Recorded data:
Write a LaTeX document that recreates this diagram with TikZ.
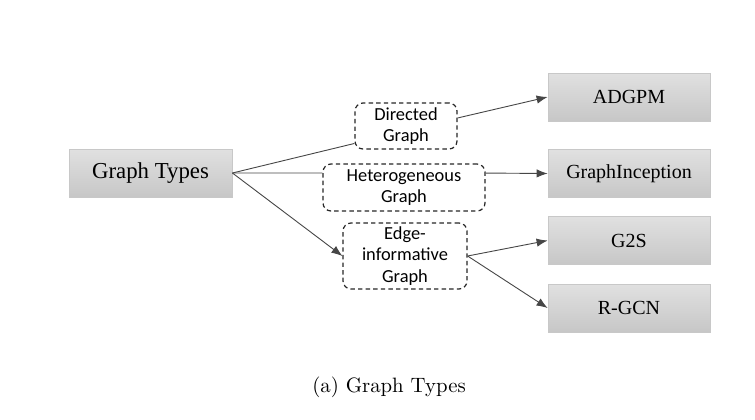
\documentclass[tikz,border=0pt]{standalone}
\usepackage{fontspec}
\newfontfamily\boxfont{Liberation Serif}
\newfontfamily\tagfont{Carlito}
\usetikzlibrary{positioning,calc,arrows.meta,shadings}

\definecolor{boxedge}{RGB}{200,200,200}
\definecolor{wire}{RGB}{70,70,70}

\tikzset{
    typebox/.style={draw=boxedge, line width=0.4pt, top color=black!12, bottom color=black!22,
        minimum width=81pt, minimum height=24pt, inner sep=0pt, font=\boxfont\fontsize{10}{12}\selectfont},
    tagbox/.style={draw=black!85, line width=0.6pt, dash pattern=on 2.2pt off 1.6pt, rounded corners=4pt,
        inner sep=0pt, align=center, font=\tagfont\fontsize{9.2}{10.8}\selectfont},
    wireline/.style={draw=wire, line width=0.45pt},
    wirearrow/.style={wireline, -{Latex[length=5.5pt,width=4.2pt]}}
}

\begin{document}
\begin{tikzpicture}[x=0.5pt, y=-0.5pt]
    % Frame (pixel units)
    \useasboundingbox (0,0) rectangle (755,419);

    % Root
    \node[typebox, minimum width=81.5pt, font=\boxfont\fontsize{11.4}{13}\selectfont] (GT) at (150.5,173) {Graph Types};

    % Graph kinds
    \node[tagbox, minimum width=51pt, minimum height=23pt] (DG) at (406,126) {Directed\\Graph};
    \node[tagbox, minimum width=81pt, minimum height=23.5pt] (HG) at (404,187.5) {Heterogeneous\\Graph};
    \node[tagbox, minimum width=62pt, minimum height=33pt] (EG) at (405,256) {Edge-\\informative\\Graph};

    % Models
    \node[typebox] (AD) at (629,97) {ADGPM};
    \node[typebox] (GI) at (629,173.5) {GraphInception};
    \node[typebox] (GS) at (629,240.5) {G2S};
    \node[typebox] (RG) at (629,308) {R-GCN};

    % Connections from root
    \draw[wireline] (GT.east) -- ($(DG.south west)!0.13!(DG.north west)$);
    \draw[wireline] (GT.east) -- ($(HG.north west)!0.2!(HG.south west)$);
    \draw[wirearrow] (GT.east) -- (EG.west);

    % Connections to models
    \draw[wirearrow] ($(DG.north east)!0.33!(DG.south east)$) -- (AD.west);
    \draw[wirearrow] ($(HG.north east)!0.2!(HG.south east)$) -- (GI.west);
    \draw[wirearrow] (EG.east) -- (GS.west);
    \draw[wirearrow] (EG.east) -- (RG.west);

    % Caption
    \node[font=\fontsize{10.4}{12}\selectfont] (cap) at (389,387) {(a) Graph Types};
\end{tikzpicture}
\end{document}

Exercise goal:
With the pictures left out, restate word for word every line of the data above, from the first down to the line that contains "(RG) at (629,308)".

Solution to this task:
Write a LaTeX document that recreates this diagram with TikZ.
\documentclass[tikz,border=0pt]{standalone}
\usepackage{fontspec}
\newfontfamily\boxfont{Liberation Serif}
\newfontfamily\tagfont{Carlito}
\usetikzlibrary{positioning,calc,arrows.meta,shadings}

\definecolor{boxedge}{RGB}{200,200,200}
\definecolor{wire}{RGB}{70,70,70}

\tikzset{
    typebox/.style={draw=boxedge, line width=0.4pt, top color=black!12, bottom color=black!22,
        minimum width=81pt, minimum height=24pt, inner sep=0pt, font=\boxfont\fontsize{10}{12}\selectfont},
    tagbox/.style={draw=black!85, line width=0.6pt, dash pattern=on 2.2pt off 1.6pt, rounded corners=4pt,
        inner sep=0pt, align=center, font=\tagfont\fontsize{9.2}{10.8}\selectfont},
    wireline/.style={draw=wire, line width=0.45pt},
    wirearrow/.style={wireline, -{Latex[length=5.5pt,width=4.2pt]}}
}

\begin{document}
\begin{tikzpicture}[x=0.5pt, y=-0.5pt]
    % Frame (pixel units)
    \useasboundingbox (0,0) rectangle (755,419);

    % Root
    \node[typebox, minimum width=81.5pt, font=\boxfont\fontsize{11.4}{13}\selectfont] (GT) at (150.5,173) {Graph Types};

    % Graph kinds
    \node[tagbox, minimum width=51pt, minimum height=23pt] (DG) at (406,126) {Directed\\Graph};
    \node[tagbox, minimum width=81pt, minimum height=23.5pt] (HG) at (404,187.5) {Heterogeneous\\Graph};
    \node[tagbox, minimum width=62pt, minimum height=33pt] (EG) at (405,256) {Edge-\\informative\\Graph};

    % Models
    \node[typebox] (AD) at (629,97) {ADGPM};
    \node[typebox] (GI) at (629,173.5) {GraphInception};
    \node[typebox] (GS) at (629,240.5) {G2S};
    \node[typebox] (RG) at (629,308) {R-GCN};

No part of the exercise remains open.